Dépourvue de salaire minimal légal, l'Allemagne est accusée de dumping social dans ses abattoirs où sont employés à bas prix des Européens de l'Est, à la grande colère de ses voisins.
A la mi-janvier, la filière française de la viande, excédée par ce qu'elle considère comme une distorsion de la concurrence, a annoncé avoir déposé une plainte auprès de la Commission européenne.
Il y a « dans les abattoirs allemands un recours massif à de la main-d'œuvre étrangère en provenance plus particulièrement de la Pologne, de la Hongrie, de la Roumanie, de la Bulgarie, de l'Ukraine, voire de la Russie, à des taux de salaires extrêmement bas », inférieurs à ceux des salariés allemands, avait déclaré Pierre Halliez, directeur du Syndicat des entreprises françaises des viandes (Sniv-SNCP).
Une vision partagée par les Danois. Le président du Syndicat des produits alimentaires, NNF, Ole Wehlast, s'est dit « indigné par le dumping social en Allemagne ». Il accuse les abattoirs de ce pays de « pratiquer des prix trois fois moins chers qu'au Danemark », entraînant des « compressions d'effectifs dans les abattoirs danois ».
Pierre Halliez estime, de son côté, la différence de prix entre la France et l'Allemagne induite par cette situation à 5 centimes d'euro par kilogramme de viande de porc et 8 centimes par kilogramme de viande de bœuf.
En Allemagne, les syndicats de salariés sont montés au créneau, réclamant aux politiques un salaire minimal pour toute la branche.
« Dans l'industrie de la viande, l'Allemagne est devenue le pays du dumping social comparé aux autres pays européens », constatait récemment Claus-Harald Güster, vice-président du syndicat allemand de branche de l'alimentation et la restauration (NGG), dans un entretien télévisé.
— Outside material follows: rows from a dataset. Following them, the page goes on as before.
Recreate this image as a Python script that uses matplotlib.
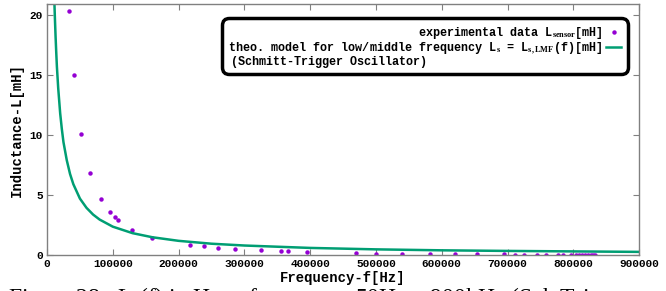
import numpy as np
import matplotlib
matplotlib.use("Agg")
import matplotlib.pyplot as plt
from matplotlib.lines import Line2D

# measured inductance of the sensor
freq_meas = [33900, 41000, 51200, 65300, 82000, 95700, 103300, 107400, 128700,
             159600, 217300, 239100, 260300, 286200, 325200, 355600, 366700,
             394700, 469100, 500500, 540000, 581600, 619600, 654000, 694000,
             710800, 725400, 744200, 758800, 776600, 783700, 796800, 804400,
             808500, 813000, 818000, 822500, 826500, 830000, 833000]
L_meas = [20.35, 15.0, 10.1, 6.86, 4.64, 3.6, 3.14, 2.95, 2.1,
          1.45, 0.86, 0.72, 0.61, 0.5, 0.39, 0.3, 0.3,
          0.22, 0.14, 0.11, 0.08, 0.07, 0.06, 0.06, 0.05,
          0.04, 0.04, 0.03, 0.03, 0.03, 0.02, 0.02, 0.02,
          0.02, 0.02, 0.02, 0.02, 0.02, 0.02, 0.02]

# theoretical model curve
freq_model = [11000, 12000, 13000, 14000, 15000, 17000, 20000, 22500, 25000,
              30000, 35000, 40000, 50000, 60000, 70000, 80000, 100000, 130000,
              160000, 200000, 250000, 300000, 400000, 500000, 600000, 700000,
              800000, 900000]
L_model = [21.4, 19.7, 18.2, 16.9, 15.7, 13.9, 11.8, 10.5, 9.4,
           7.9, 6.75, 5.9, 4.7, 3.93, 3.37, 2.95, 2.36, 1.82,
           1.48, 1.18, 0.94, 0.79, 0.59, 0.47, 0.39, 0.34,
           0.30, 0.26]

xticks = [0, 100000, 200000, 300000, 400000, 500000, 600000, 700000, 800000, 900000]
yticks = [0, 5, 10, 15, 20]

plt.rcParams['font.family'] = ['Liberation Mono', 'DejaVu Sans Mono']
plt.rcParams['font.weight'] = 'bold'
plt.rcParams['mathtext.fontset'] = 'custom'
plt.rcParams['mathtext.rm'] = 'Liberation Serif:bold'
plt.rcParams['mathtext.it'] = 'Liberation Serif:bold'

fig = plt.figure(figsize=(6.66, 2.91), dpi=100)
ax = fig.add_axes([0.0706, 0.1237, 0.889, 0.8623])

pts, = ax.plot(freq_meas, L_meas, 'o', color='#9400d3', markersize=3.2, markeredgewidth=0)
crv, = ax.plot(freq_model, L_model, '-', color='#009e73', linewidth=1.8)

ax.set_xlim(0, 900000)
ax.set_ylim(0, 20.9)
ax.set_xticks(xticks)
ax.set_yticks(yticks)
ax.set_xticklabels([str(t) for t in xticks])
ax.tick_params(direction='in', top=True, right=True, labelsize=8, length=4,
               color='#808080', pad=3)
for lab in ax.get_xticklabels() + ax.get_yticklabels():
    lab.set_fontweight('bold')
for sp in ax.spines.values():
    sp.set_color('#808080')
    sp.set_linewidth(1)

ax.set_xlabel('Frequency-f[Hz]', fontsize=10, fontweight='bold', labelpad=1)
ax.set_ylabel('Inductance-L[mH]', fontsize=10, fontweight='bold', labelpad=4)

blank = Line2D([], [], linestyle='none', marker='none')
labels = [r'experimental data L$_{\mathrm{sensor}}$[mH]',
          'theo. model for low/middle frequency L$_{\\mathrm{s}}$ = L$_{\\mathrm{s,LMF}}$(f)[mH]',
          '(Schmitt-Trigger Oscillator)' + ' ' * 25]
leg = ax.legend([pts, crv, blank], labels, loc='upper right', bbox_to_anchor=(0.987, 0.958),
                markerfirst=False, fontsize=8.5, handlelength=1.3, handletextpad=0.3,
                labelspacing=-0.05, borderpad=0.35, fancybox=True, framealpha=1, numpoints=1)
frame = leg.get_frame()
frame.set_edgecolor('black')
frame.set_linewidth(2.5)
frame.set_boxstyle('round,pad=0.2,rounding_size=0.6')
for t in leg.get_texts():
    t.set_fontweight('bold')

fig.text(0.012, 0.022, 'Figure 28:  L$_s$(f) in H vs. frequency  50Hz \u2013 900kHz (Sch.Trig.',
         fontsize=17, family='Liberation Serif', fontweight='normal', va='top')

fig.savefig('out.png', dpi=100)
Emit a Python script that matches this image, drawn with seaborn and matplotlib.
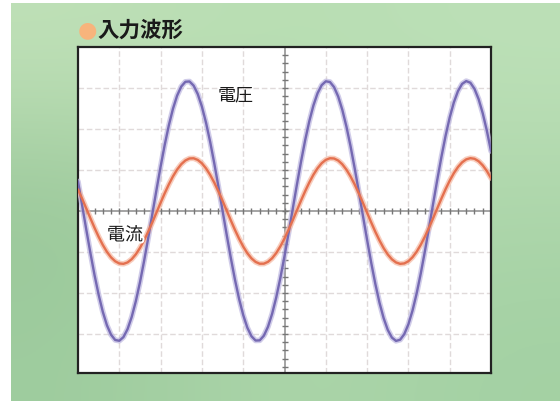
import numpy as np
import pandas as pd
import matplotlib
matplotlib.use("Agg")
import matplotlib.pyplot as plt
import matplotlib.patheffects as pe
import seaborn as sns

# ---- data (oscilloscope divisions, sampled every 0.1 div) ----
time_div = [round(0.1 * k, 1) for k in range(101)]
voltage = [0.722, 0.138, -0.449, -1.022, -1.560, -2.043, -2.456, -2.785, -3.017, -3.145,
           -3.164, -3.075, -2.880, -2.584, -2.199, -1.741, -1.221, -0.658, -0.074, 0.514,
           1.083, 1.616, 2.092, 2.496, 2.815, 3.036, 3.152, 3.160, 3.058, 2.852,
           2.546, 2.153, 1.686, 1.161, 0.595, 0.009, -0.577, -1.144, -1.671, -2.141,
           -2.535, -2.844, -3.054, -3.158, -3.154, -3.041, -2.823, -2.507, -2.106, -1.631,
           -1.100, -0.531, 0.055, 0.641, 1.204, 1.726, 2.188, 2.574, 2.872, 3.070,
           3.163, 3.147, 3.022, 2.793, 2.467, 2.057, 1.576, 1.039, 0.467, -0.121,
           -0.704, -1.264, -1.779, -2.235, -2.611, -2.898, -3.086, -3.167, -3.139, -3.002,
           -2.762, -2.426, -2.008, -1.519, -0.978, -0.403, 0.185, 0.767, 1.323, 1.833,
           2.280, 2.648, 2.924, 3.100, 3.169, 3.129, 2.980, 2.729, 2.384, 1.957, 1.462]
current = [0.527, 0.300, 0.063, -0.176, -0.409, -0.629, -0.826, -0.995, -1.130, -1.225,
           -1.279, -1.288, -1.253, -1.175, -1.056, -0.901, -0.714, -0.503, -0.275, -0.037,
           0.202, 0.434, 0.651, 0.846, 1.011, 1.142, 1.233, 1.282, 1.286, 1.246,
           1.164, 1.040, 0.881, 0.692, 0.479, 0.249, 0.011, -0.228, -0.459, -0.674,
           -0.866, -1.028, -1.154, -1.241, -1.285, -1.284, -1.239, -1.152, -1.025, -0.862,
           -0.670, -0.454, -0.223, 0.015, 0.254, 0.483, 0.696, 0.885, 1.043, 1.166,
           1.248, 1.287, 1.281, 1.232, 1.140, 1.008, 0.842, 0.647, 0.430, 0.197,
           -0.042, -0.280, -0.508, -0.718, -0.904, -1.059, -1.177, -1.254, -1.288, -1.278,
           -1.224, -1.127, -0.992, -0.822, -0.624, -0.405, -0.171, 0.068, 0.305, 0.532,
           0.740, 0.923, 1.073, 1.187, 1.260, 1.289, 1.274, 1.215, 1.114, 0.975, 0.802]
title_text = "入力波形"
label_voltage = "電圧"
label_current = "電流"

sns.set_style("white")
plt.rcParams['font.family'] = ['Noto Sans CJK JP', 'DejaVu Sans']

fig = plt.figure(figsize=(5.6, 4.01), dpi=100)
fig.patch.set_facecolor("white")

# green backdrop with gentle shading
bg = fig.add_axes([11 / 560, 0, 1 - 11 / 560, 1 - 3 / 401])
shade = np.array([[[0.75, 0.88, 0.72], [0.72, 0.87, 0.70], [0.74, 0.88, 0.72]],
                  [[0.60, 0.78, 0.60], [0.70, 0.85, 0.68], [0.68, 0.84, 0.67]],
                  [[0.62, 0.80, 0.62], [0.68, 0.84, 0.67], [0.64, 0.82, 0.64]]])
bg.imshow(shade, aspect="auto", interpolation="bicubic", extent=(0, 1, 0, 1))
bg.set_xticks([])
bg.set_yticks([])
for s in bg.spines.values():
    s.set_visible(False)

ax = fig.add_axes([78 / 560, 1 - 373 / 401, 413 / 560, 326 / 401])
ax.set_facecolor("white")
ax.set_xlim(0, 10)
ax.set_ylim(-3.95, 4.0)

# grid
for gx in range(1, 10):
    if gx != 5:
        ax.axvline(gx, color="#e0dada", lw=1.0, ls=(0, (4, 2)), zorder=1)
for gy in range(-3, 4):
    if gy != 0:
        ax.axhline(gy, color="#e0dada", lw=1.0, ls=(0, (4, 2)), zorder=1)
ax.axhline(0, color="#8c8c8c", lw=1.1, zorder=2)
ax.axvline(5, color="#8c8c8c", lw=1.1, zorder=2)
tx = np.arange(0.2, 10, 0.2)
ax.plot(tx, np.zeros_like(tx), ls="none", marker="|", ms=4, mew=1.0, color="#777777", zorder=2)
ty = np.arange(-3.8, 4.0, 0.2)
ax.plot(np.full_like(ty, 5.0), ty, ls="none", marker="_", ms=4, mew=1.0, color="#777777", zorder=2)

df = pd.DataFrame({"t": time_div, "voltage": voltage, "current": current})
# soft glow under each trace
sns.lineplot(data=df, x="t", y="voltage", ax=ax, color="#bdb7e0", lw=4.0, zorder=3, alpha=0.7)
sns.lineplot(data=df, x="t", y="current", ax=ax, color="#f5b8a2", lw=4.0, zorder=3, alpha=0.7)
sns.lineplot(data=df, x="t", y="voltage", ax=ax, color="#7569b2", lw=1.7, zorder=4)
sns.lineplot(data=df, x="t", y="current", ax=ax, color="#e4704f", lw=1.7, zorder=4)

ax.set_xlabel("")
ax.set_ylabel("")
ax.set_xticks([])
ax.set_yticks([])
for s in ax.spines.values():
    s.set_visible(True)
    s.set_color("#222222")
    s.set_linewidth(1.6)

ax.text(3.39, 2.83, label_voltage, fontsize=13, color="#1a1a1a", ha="left", va="center", zorder=6)
ax.text(0.70, -0.59, label_current, fontsize=13, color="#1a1a1a", ha="left", va="center", zorder=6,
        path_effects=[pe.withStroke(linewidth=3, foreground="white")])

fig.text(78 / 560, 1 - 30 / 401, "●", fontsize=16, color="#f7b47c", ha="left", va="center",
         family=['DejaVu Sans'])
fig.text(97 / 560, 1 - 30 / 401, title_text, fontsize=15.5, fontweight="bold", color="#1a1a1a",
         ha="left", va="center")

fig.savefig("out.png", dpi=100)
Actuellement, seulement entre 10 et 50 % des salariés des abattoirs en Allemagne sont employés directement par des firmes allemandes, a estimé Bernd Maiweg, responsable du secteur de la viande du NGG.
Le reste du personnel est salarié à moindre prix de sous-traitants dont le siège se trouve en Europe de l'Est.
Selon Bernd Maiweg, les salariés d'un employeur allemand sont payés entre 12 et 15 euros bruts de l'heure, ceux venus de l'Est entre 8 et 5 euros. Généralement, plus l'abattoir est grand, plus il a recours à cette main-d'œuvre à bon marché, ajoute-t-il.
La Fédération allemande de la viande (VDF) – représentant plus de 200 entreprises du pays – a estimé « infondées » ces accusations de dumping social.
« Il est très difficile de trouver des Allemands intéressés par ce travail physiquement très dur, effectué dans un milieu froid et humide. Nos entreprises sont donc forcées de faire appel aux nombreuses firmes d'Europe de l'Est qui proposent leur aide », s'est expliqué Rainer Weidmann, codirecteur du VDF.
Il assure que les salariés venus de l'Est ne sont pas payés en dessous de 14 euros.
Les entreprises aleemandes appuient sur la directive européenne des services qui permet aux entreprises de pays entrés dans l'Union européenne en 2005 de proposer leurs prestations à l'Ouest tout en maintenant les tarifs pratiqués chez elles.
Rainer Weidmann donne ainsi ce conseil : « Les abattoirs français pourraient faire de même. » Sauf qu'en France, il existe un salaire minimal.